Condemnation is, in fact, a psychological experience rather than a physical one. It happens in the mind. When the apostle Paul described the final demise of those who are incorrigibly evil, he said they will experience “indignation and wrath, tribulation and anguish, on every soul (psyche) of man who does evil” (Romans 2:8-9). In other words, the second death! The psychological weight of their “condemnation” will utterly crush them from the inside out.

In our next study we will discover that Jesus voluntarily suffered this very experience for us when he hung on the cross and “tasted death for everyone” (Hebrews 2:9). He endured the full, horrific reality of our sin and shame upon His conscience as if He were the guilty one and, thus, He conquered the second death on our behalf.

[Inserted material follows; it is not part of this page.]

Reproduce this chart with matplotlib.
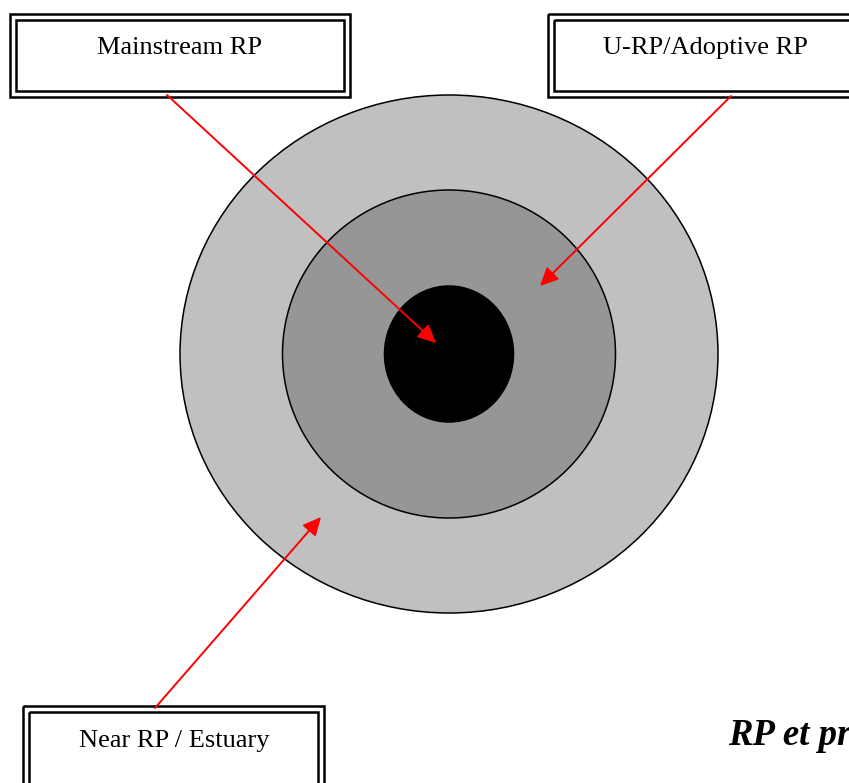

DISCUSS THE NATURE OF GUILT AND THE EFFECT IT HAS ON THE MIND. WHAT WOULD IT BE LIKE FOR A HUMAN BEING TO SUDDENLY EXPERIENCE THE TOTAL CONSCIOUS REALITY OF ALL THEIR SINS?

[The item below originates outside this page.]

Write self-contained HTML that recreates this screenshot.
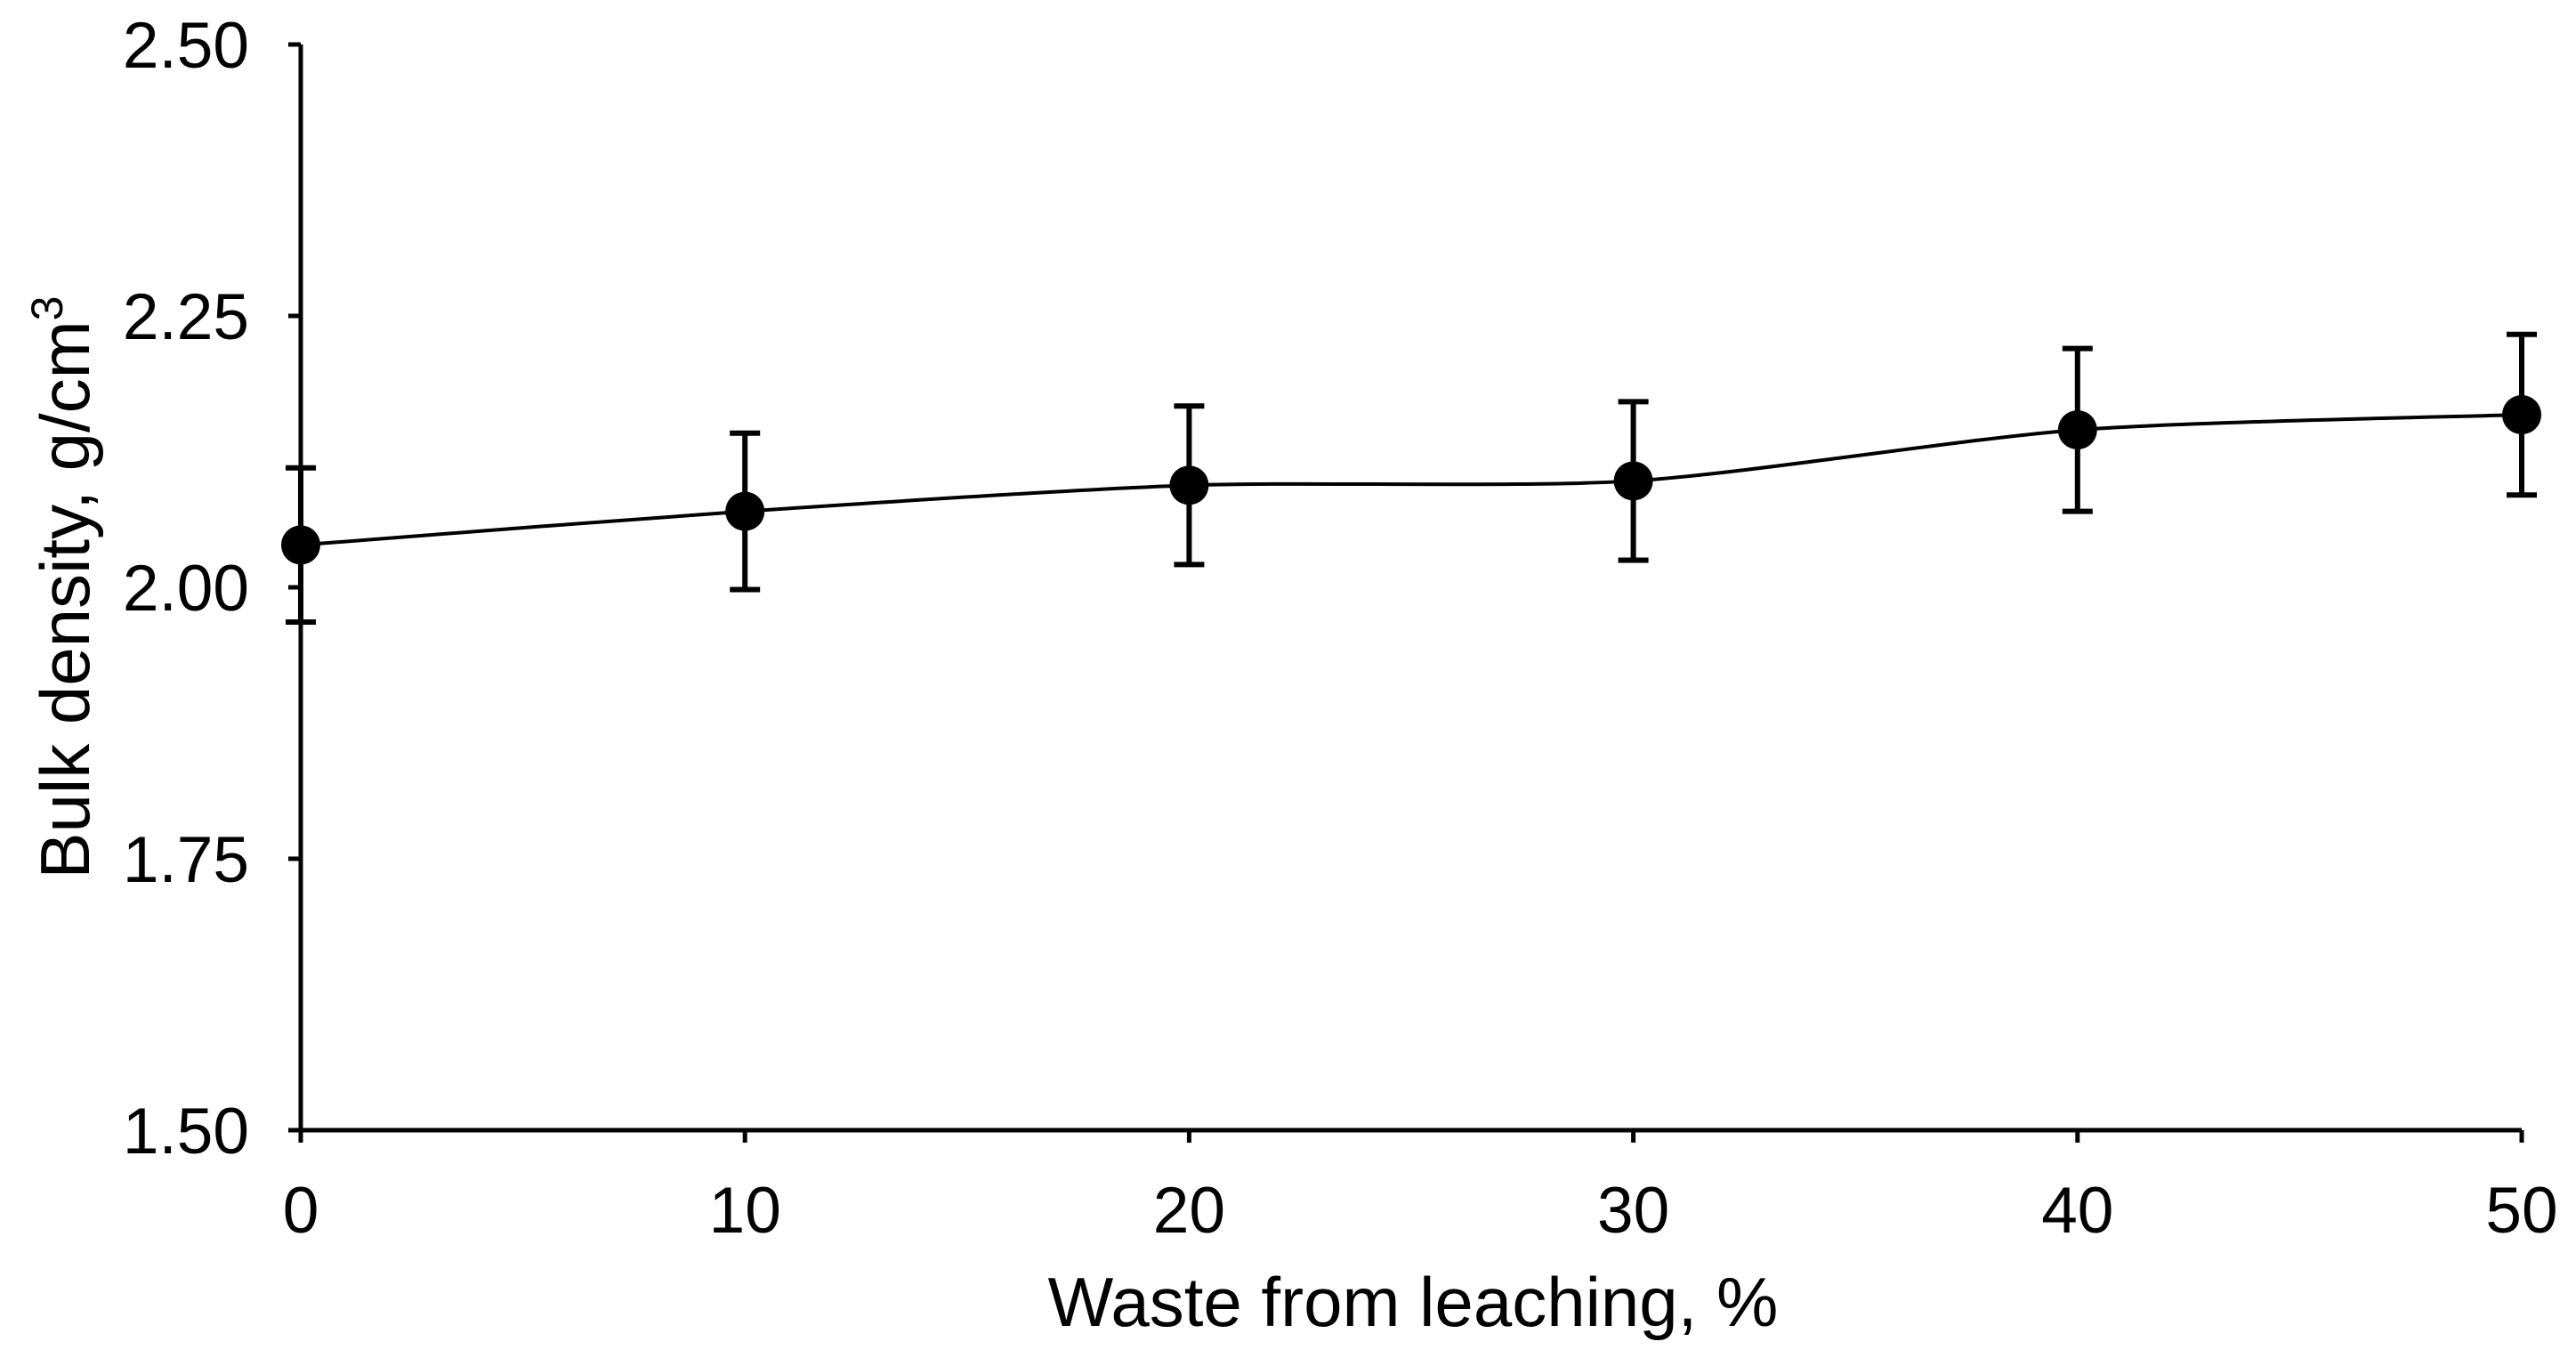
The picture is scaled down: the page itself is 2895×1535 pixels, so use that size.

In summary, every person dies the first death, at which point the body returns to the earth and the spirit returns to God to be preserved in a sleep-like state for the resurrection. When the righteous are resurrected, they go on to live eternally with God. When the wicked are resurrected, they experience the full conscious reality of their guilt and are eternally destroyed, both body and soul. (We will explore the final demise of the wicked in greater detail in a future study.)

[CONNECT]

In God’s heart there is complete forgiveness for each of us. We can either hold on to our guilt or we can embrace God’s mercy and be restored to innocence before Him.

Every selfish act a human being commits imposes guilt upon the conscience. Guilt is debilitating because we are not wired to handle it. If the guilt of our sins is not offloaded from the conscience by repentant acceptance of God’s forgiveness, it remains as an psychological weight in the subconscious mind to be reckoned with in the final judgment: “For we must all appear before the judgment seat of Christ, that each one may receive the things done in the body, according to what he has done, whether good or bad” (2 Corinthians 5:10).

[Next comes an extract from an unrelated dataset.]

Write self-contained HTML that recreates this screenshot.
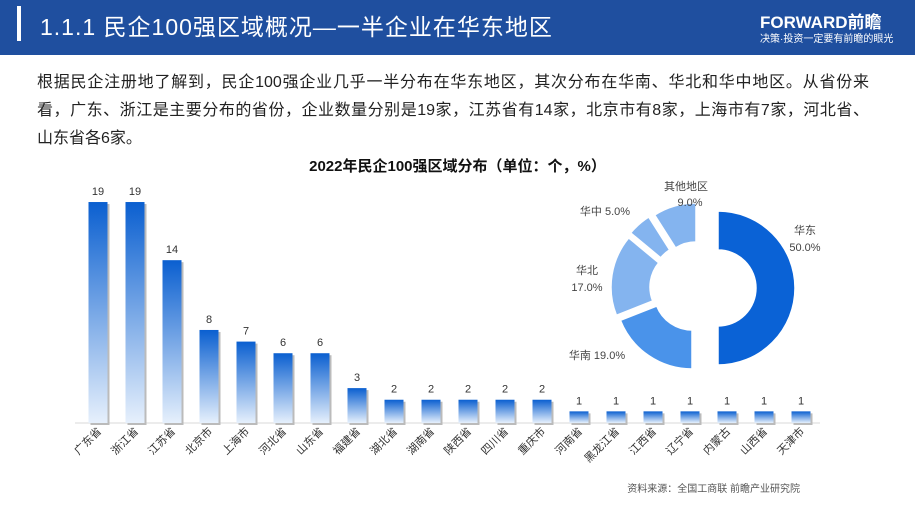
<!DOCTYPE html>
<html><head><meta charset="utf-8"><style>
body{margin:0;width:915px;height:508px;background:#fff;font-family:"Liberation Sans","Noto Sans CJK SC",sans-serif;position:relative;overflow:hidden}
.hdr{position:absolute;left:0;top:0;width:915px;height:55px;background:#1f4f9f}
.bar{position:absolute;left:17px;top:6px;width:4px;height:35px;background:#fff}
.title{position:absolute;left:40px;top:8px;color:#fff;font-size:23px;letter-spacing:1px}
.logo{position:absolute;left:760px;top:8px;color:#fff;font-size:17px;font-weight:bold}
.slog{position:absolute;left:760px;top:30px;color:#fff;font-size:10px}
.p{position:absolute;left:37px;top:69px;width:832px;font-size:16px;line-height:28px;color:#222}
.p div{white-space:nowrap;text-align:justify;text-align-last:justify;height:28px}
.ct{position:absolute;left:0;width:915px;top:155px;text-align:center;font-size:15px;font-weight:bold;color:#111}
</style></head><body>
<div class="hdr"></div><div class="bar"></div>
<div class="title">1.1.1 民企100强区域概况—一半企业在华东地区</div>
<div class="logo">FORWARD前瞻</div><div class="slog">决策·投资一定要有前瞻的眼光</div>
<div class="p"><div>根据民企注册地了解到，民企100强企业几乎一半分布在华东地区，其次分布在华南、华北和华中地区。从省份来</div><div>看，广东、浙江是主要分布的省份，企业数量分别是19家，江苏省有14家，北京市有8家，上海市有7家，河北省、</div><div style="text-align-last:left">山东省各6家。</div></div>
<div class="ct">2022年民企100强区域分布（单位：个，%）</div>
<svg width="915" height="508" style="position:absolute;left:0;top:0">
<defs><linearGradient id="g" x1="0" y1="0" x2="0" y2="1"><stop offset="0" stop-color="#0a5fd0"/><stop offset="1" stop-color="#e6f0fc"/></linearGradient></defs>
<line x1="75" y1="423" x2="820" y2="423" stroke="#d8d8d8"/>
<g font-size="11" fill="#333" text-anchor="middle" id="bars"></g>
<g fill="#444" font-size="11" text-anchor="middle">
<path d="M718,211 A77 77 0 0 1 718,365 L718,326 A38 38 0 0 0 718,250 Z" fill="#0a62d6" stroke="#fff" stroke-width="1.5"/>
<path d="M718,365 A77 77 0 0 1 646.4,316.3 L682.7,302 A38 38 0 0 0 718,326 Z" fill="#4a93ea" stroke="#fff" stroke-width="1.5" transform="translate(-26,4)"/>
<path d="M646.4,316.3 A77 77 0 0 1 658.7,238.9 L688.7,263.8 A38 38 0 0 0 682.7,302 Z" fill="#84b4ef" stroke="#fff" stroke-width="1.5" transform="translate(-30,-1)"/>
<path d="M658.7,238.9 A77 77 0 0 1 676.7,223 L697.6,255.9 A38 38 0 0 0 688.7,263.8 Z" fill="#84b4ef" stroke="#fff" stroke-width="1.5" transform="translate(-28,-6)"/>
<path d="M676.7,223 A77 77 0 0 1 718,211 L718,250 A38 38 0 0 0 697.6,255.9 Z" fill="#84b4ef" stroke="#fff" stroke-width="1.5" transform="translate(-22,-8)"/>
<text x="805" y="234">华东</text><text x="805" y="251">50.0%</text>
<text x="587" y="274">华北</text><text x="587" y="291">17.0%</text>
<text x="605" y="215">华中 5.0%</text>
<text x="686" y="190">其他地区</text><text x="690" y="206">9.0%</text>
<text x="597" y="359">华南 19.0%</text>
</g>
<text x="800" y="492" font-size="10" fill="#555" text-anchor="end">资料来源：全国工商联  前瞻产业研究院</text>
</svg>
<script>
var d=[["广东省",19],["浙江省",19],["江苏省",14],["北京市",8],["上海市",7],["河北省",6],["山东省",6],["福建省",3],["湖北省",2],["湖南省",2],["陕西省",2],["四川省",2],["重庆市",2],["河南省",1],["黑龙江省",1],["江西省",1],["辽宁省",1],["内蒙古",1],["山西省",1],["天津市",1]];
var g=document.getElementById("bars"),s="";
d.forEach(function(e,i){var cx=98+i*37.0,h=e[1]*11.63,y=423-h;
s+='<rect x="'+(cx-9.5+2)+'" y="'+(y+2)+'" width="19" height="'+h+'" fill="#bbb"/>';
s+='<rect x="'+(cx-9.5)+'" y="'+y+'" width="19" height="'+h+'" fill="url(#g)"/>';
s+='<text x="'+cx+'" y="'+(y-7)+'">'+e[1]+'</text>';
s+='<text transform="translate('+(cx+4)+',432) rotate(-45)" text-anchor="end" font-size="11">'+e[0]+'</text>';});
g.innerHTML=s;
</script>
</body></html>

God’s desire for each of us is that we would be liberated from our sin and guilt now, to be completely healed and set free from it all. “He has delivered us from the power of darkness and conveyed us into the kingdom of the Son of His love, in whom we have redemption through His blood, the forgiveness of sins” (Colossians 1:13-14). While all of us have failed, not one of us need bear the burden of our guilt and suffer the second death. Jesus “tasted death for everyone” (Hebrews 2:9). As our voluntary Substitute, He experienced the dark horror of our guilt so that we need not live another moment in bondage to it. We have the privilege of standing perfectly forgiven through Christ.

[EXPERIENCE]

I put my complete trust in Jesus as my personal Savior and I accept God’s forgiveness through Him.

As I receive God’s forgiveness, I believe that I live under His favor in completely innocent before Him. This promise is for me: “Blessed is he whose transgression is forgiven, whose sin is covered. Blessed is the man to whom the Lord does not impute iniquity, and in whose spirit there is no deceit” (Psalm 32:1-2). Thank You, God, for Your pardoning love!